(The Philadelphia Inquirer 5.2.95)

front of Entertainment section "Siouxsie Sioux and the Banshees get screams at the Tower"

"Siouxsie Sioux and Banshees lean on past hits at Tower"
by Larry Kay

The warm applause that greeted the Banshees as they took the stage turned to teenage girls' screams for Siouxsie Sioux as she strode from the wings. This much is clear: She is THE diva of alternative rock.

Though the nearly 90-minute set Sunday at the Tower Theater relied far more on past triumphs than on the group's newest album, "The Rapture," Siouxsie could do no wrong in the eyes of this crowd. In command at all times while swirling around like a dervish, her Elvis-like body language served to cue the band.

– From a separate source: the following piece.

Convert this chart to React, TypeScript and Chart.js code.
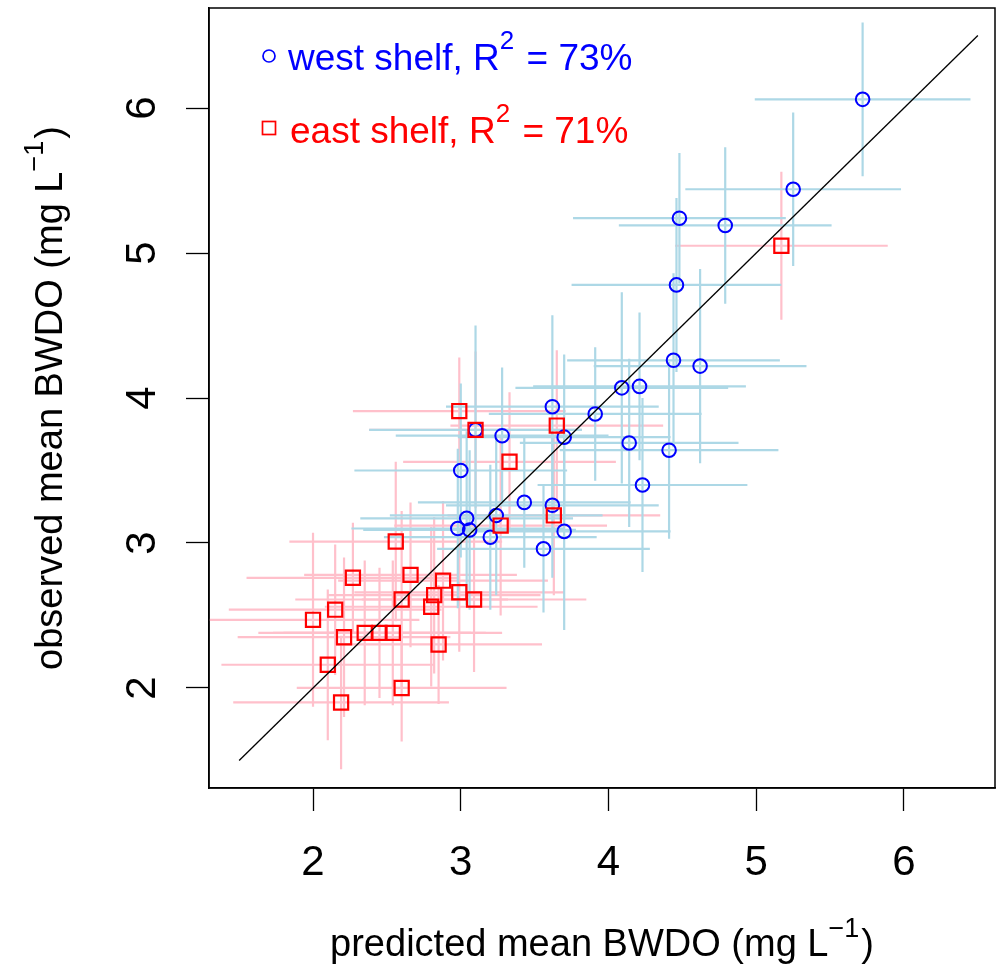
import React, { useEffect, useRef } from 'react';
import { Chart, registerables } from 'chart.js';

Chart.register(...registerables);

// ---------- data ----------
const xTicks = [2, 3, 4, 5, 6];
const yTicks = [2, 3, 4, 5, 6];

const xLimits = [1.296, 6.616];
const yLimits = [1.31, 6.69];

const oneToOne = [1.5, 6.5];

// west shelf (blue circles)
const westX = [5.72, 5.25, 4.79, 4.48, 4.46, 4.44, 4.62, 4.09, 4.21, 3.62, 3.91, 3.28, 3.70, 4.14, 4.41, 3.00, 4.23, 3.43, 3.62, 3.04, 3.24, 2.98, 3.06, 3.20, 3.70, 3.56, 3.10];
const westY = [6.06, 5.44, 5.19, 5.24, 4.78, 4.26, 4.22, 4.07, 4.08, 3.94, 3.89, 3.74, 3.73, 3.69, 3.64, 3.50, 3.40, 3.28, 3.26, 3.17, 3.19, 3.10, 3.09, 3.04, 3.08, 2.96, 3.78];
const westXErr = [0.73, 0.73, 0.72, 0.72, 0.71, 0.72, 0.72, 0.72, 0.72, 0.72, 0.72, 0.72, 0.72, 0.74, 0.74, 0.72, 0.71, 0.72, 0.72, 0.72, 0.72, 0.72, 0.72, 0.72, 0.72, 0.72, 0.72];
const westYErr = [0.53, 0.53, 0.54, 0.45, 0.6, 0.6, 0.67, 0.66, 0.51, 0.63, 0.46, 0.47, 0.57, 0.58, 0.61, 0.6, 0.6, 0.45, 0.5, 0.6, 0.55, 0.55, 0.55, 0.5, 0.68, 0.44, 0.72];

// east shelf (red squares)
const eastX = [5.17, 2.99, 3.10, 3.65, 3.33, 3.63, 3.27, 2.56, 2.27, 2.66, 2.88, 2.82, 2.99, 3.09, 2.80, 2.60, 2.15, 2.00, 2.35, 2.45, 2.54, 2.21, 2.85, 2.10, 2.60, 2.19];
const eastY = [5.05, 3.91, 3.78, 3.81, 3.56, 3.19, 3.12, 3.01, 2.76, 2.78, 2.74, 2.64, 2.66, 2.61, 2.56, 2.61, 2.54, 2.47, 2.38, 2.38, 2.38, 2.35, 2.30, 2.16, 2.00, 1.90];
const eastXErr = [0.72, 0.72, 0.72, 0.72, 0.72, 0.72, 0.72, 0.72, 0.72, 0.72, 0.71, 0.72, 0.71, 0.76, 0.72, 0.72, 0.72, 0.72, 0.72, 0.72, 0.74, 0.72, 0.70, 0.72, 0.71, 0.73];
const eastYErr = [0.51, 0.37, 0.54, 0.52, 0.48, 0.55, 0.62, 0.55, 0.38, 0.5, 0.55, 0.54, 0.41, 0.5, 0.55, 0.61, 0.45, 0.6, 0.5, 0.45, 0.5, 0.55, 0.41, 0.52, 0.37, 0.46];

const westLabel = ['west shelf, R', '2', ' = 73%'];
const eastLabel = ['east shelf, R', '2', ' = 71%'];
const xTitle = ['predicted mean BWDO (mg L', '\u22121', ')'];
const yTitle = ['observed mean BWDO (mg L', '\u22121', ')'];

const FONT = '"Liberation Sans", Arial, Helvetica, sans-serif';
const TICK = 42;

function drawRich(ctx: CanvasRenderingContext2D, parts: string[], x: number, y: number, raise: number, center: boolean, main: number, sup: number) {
  const fonts = parts.map((_, i) => (i % 2 === 1 ? `${sup}px ${FONT}` : `${main}px ${FONT}`));
  let total = 0;
  const widths = parts.map((p, i) => {
    ctx.font = fonts[i];
    const w = ctx.measureText(p).width + (i % 2 === 1 ? 2 : 0);
    total += w;
    return w;
  });
  let cx = center ? x - total / 2 : x;
  ctx.textAlign = 'left';
  ctx.textBaseline = 'alphabetic';
  parts.forEach((p, i) => {
    ctx.font = fonts[i];
    ctx.fillText(p, cx, i % 2 === 1 ? y - raise : y);
    cx += widths[i];
  });
}

const zeroPad = (s: any) => {
  s.paddingTop = 0;
  s.paddingBottom = 0;
  s.paddingLeft = 0;
  s.paddingRight = 0;
};

export default function App() {
  const ref = useRef<HTMLCanvasElement>(null);

  useEffect(() => {
    if (!ref.current) return;

    const errorBars = {
      id: 'errorBars',
      beforeDatasetsDraw(chart: any) {
        const { ctx, chartArea: a, scales } = chart;
        const xs = scales.x;
        const ys = scales.y;
        ctx.save();
        ctx.beginPath();
        ctx.rect(a.left, a.top, a.right - a.left, a.bottom - a.top);
        ctx.clip();
        ctx.lineWidth = 2.2;
        const draw = (X: number[], Y: number[], XE: number[], YE: number[], color: string) => {
          ctx.strokeStyle = color;
          for (let i = 0; i < X.length; i++) {
            const px = xs.getPixelForValue(X[i]);
            const py = ys.getPixelForValue(Y[i]);
            ctx.beginPath();
            ctx.moveTo(xs.getPixelForValue(X[i] - XE[i]), py);
            ctx.lineTo(xs.getPixelForValue(X[i] + XE[i]), py);
            ctx.moveTo(px, ys.getPixelForValue(Y[i] - YE[i]));
            ctx.lineTo(px, ys.getPixelForValue(Y[i] + YE[i]));
            ctx.stroke();
          }
        };
        draw(eastX, eastY, eastXErr, eastYErr, '#FFC0CB');
        draw(westX, westY, westXErr, westYErr, '#ADD8E6');
        ctx.restore();
      },
    };

    const decorations = {
      id: 'decorations',
      afterDraw(chart: any) {
        const { ctx, chartArea: a } = chart;
        ctx.save();
        // box
        ctx.strokeStyle = '#000';
        ctx.lineWidth = 1.5;
        ctx.strokeRect(a.left, a.top, a.right - a.left, a.bottom - a.top);

        // axis titles
        ctx.fillStyle = '#000';
        drawRich(ctx, xTitle, (a.left + a.right) / 2, 956, 19, true, 38, 27);
        ctx.save();
        ctx.translate(62, (a.top + a.bottom) / 2);
        ctx.rotate(-Math.PI / 2);
        drawRich(ctx, yTitle, 0, 0, 19, true, 38, 27);
        ctx.restore();

        // legend
        ctx.lineWidth = 1.7;
        ctx.strokeStyle = '#0000FF';
        ctx.beginPath();
        ctx.arc(269, 56, 6, 0, Math.PI * 2);
        ctx.stroke();
        ctx.fillStyle = '#0000FF';
        drawRich(ctx, westLabel, 288, 70, 21, false, 37, 26);

        ctx.strokeStyle = '#FF0000';
        ctx.strokeRect(262.5, 121.5, 13, 13);
        ctx.fillStyle = '#FF0000';
        drawRich(ctx, eastLabel, 290, 143, 21, false, 37, 26);
        ctx.restore();
      },
    };

    const chart = new Chart(ref.current, {
      type: 'scatter',
      data: {
        datasets: [
          {
            type: 'line',
            label: '1:1',
            data: oneToOne.map((v) => ({ x: v, y: v })),
            borderColor: '#000',
            borderWidth: 1.3,
            pointRadius: 0,
            fill: false,
            order: 0,
          } as any,
          {
            label: 'east shelf',
            data: eastX.map((v, i) => ({ x: v, y: eastY[i] })),
            pointStyle: 'rect',
            pointRadius: 10,
            borderColor: '#FF0000',
            backgroundColor: 'rgba(0,0,0,0)',
            borderWidth: 2.2,
            order: 1,
          },
          {
            label: 'west shelf',
            data: westX.map((v, i) => ({ x: v, y: westY[i] })),
            pointStyle: 'circle',
            pointRadius: 6.8,
            borderColor: '#0000FF',
            backgroundColor: 'rgba(0,0,0,0)',
            borderWidth: 2,
            order: 2,
          },
        ],
      },
      options: {
        animation: false,
        responsive: false,
        devicePixelRatio: 1,
        layout: { autoPadding: false, padding: { top: 8, right: 1, left: 0, bottom: 0 } },
        plugins: { legend: { display: false }, tooltip: { enabled: false } },
        scales: {
          x: {
            type: 'linear',
            position: 'bottom',
            min: xLimits[0],
            max: xLimits[1],
            afterBuildTicks: (s: any) => {
              s.ticks = xTicks.map((v) => ({ value: v }));
            },
            afterFit: (s: any) => {
              s.height = 179;
              zeroPad(s);
            },
            grid: { drawOnChartArea: false, drawTicks: true, tickLength: 23, color: '#000', tickColor: '#000', tickWidth: 1.3 },
            border: { display: true, color: '#000', width: 1.5 },
            ticks: {
              font: { family: FONT, size: TICK },
              color: '#000',
              padding: 27,
              maxRotation: 0,
              autoSkip: false,
              callback: (v: any) => String(v),
            },
          },
          y: {
            type: 'linear',
            position: 'left',
            min: yLimits[0],
            max: yLimits[1],
            afterBuildTicks: (s: any) => {
              s.ticks = yTicks.map((v) => ({ value: v }));
            },
            afterFit: (s: any) => {
              s.width = 209;
              zeroPad(s);
            },
            grid: { drawOnChartArea: false, drawTicks: true, tickLength: 23, color: '#000', tickColor: '#000', tickWidth: 1.3 },
            border: { display: true, color: '#000', width: 1.5 },
            ticks: {
              font: { family: FONT, size: TICK },
              color: '#000',
              padding: 31,
              minRotation: 90,
              maxRotation: 90,
              crossAlign: 'center',
              autoSkip: false,
              callback: (v: any) => String(v),
            },
          },
        },
      },
      plugins: [errorBars, decorations],
    });

    return () => chart.destroy();
  }, []);

  return (
    <div style={{ position: 'absolute', left: 0, top: 0, width: 996, height: 967, background: '#fff' }}>
      <canvas ref={ref} width={996} height={967} style={{ display: 'block' }} />
    </div>
  );
}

At first, her vocals were swathed in too much reverb for the spacious Tower and were nearly lost in the mix. But by the third song, "Jungle," the situation was corrected and the sound was crisp and clear. The first half of the show was almost a "greatest-hits" medley; it wasn't until the crowd became more receptive that the band began playing newer tunes.

As good a performer as Siouxsie is, the Banshees deserve far more credit for propelling their leader. Budgie, the band's original drummer, is a contained powerhouse and one of the heaviest hitters in a drum seat today. Steve Severin's bass work and Jon Klein's guitar playing were tight and angular, bringing the most out of the songs. Martin McCarrick's keyboards laid down background moods for the others to build on, but when he switched to cello (which he did frequently) to add another rhythmic element to the mix, the sound was at it's most driven.

PHOTO CAPTION: "Siouxsie and the Banshees played from their earlier albums rather than their new release, "The Rapture," in their Sunday show.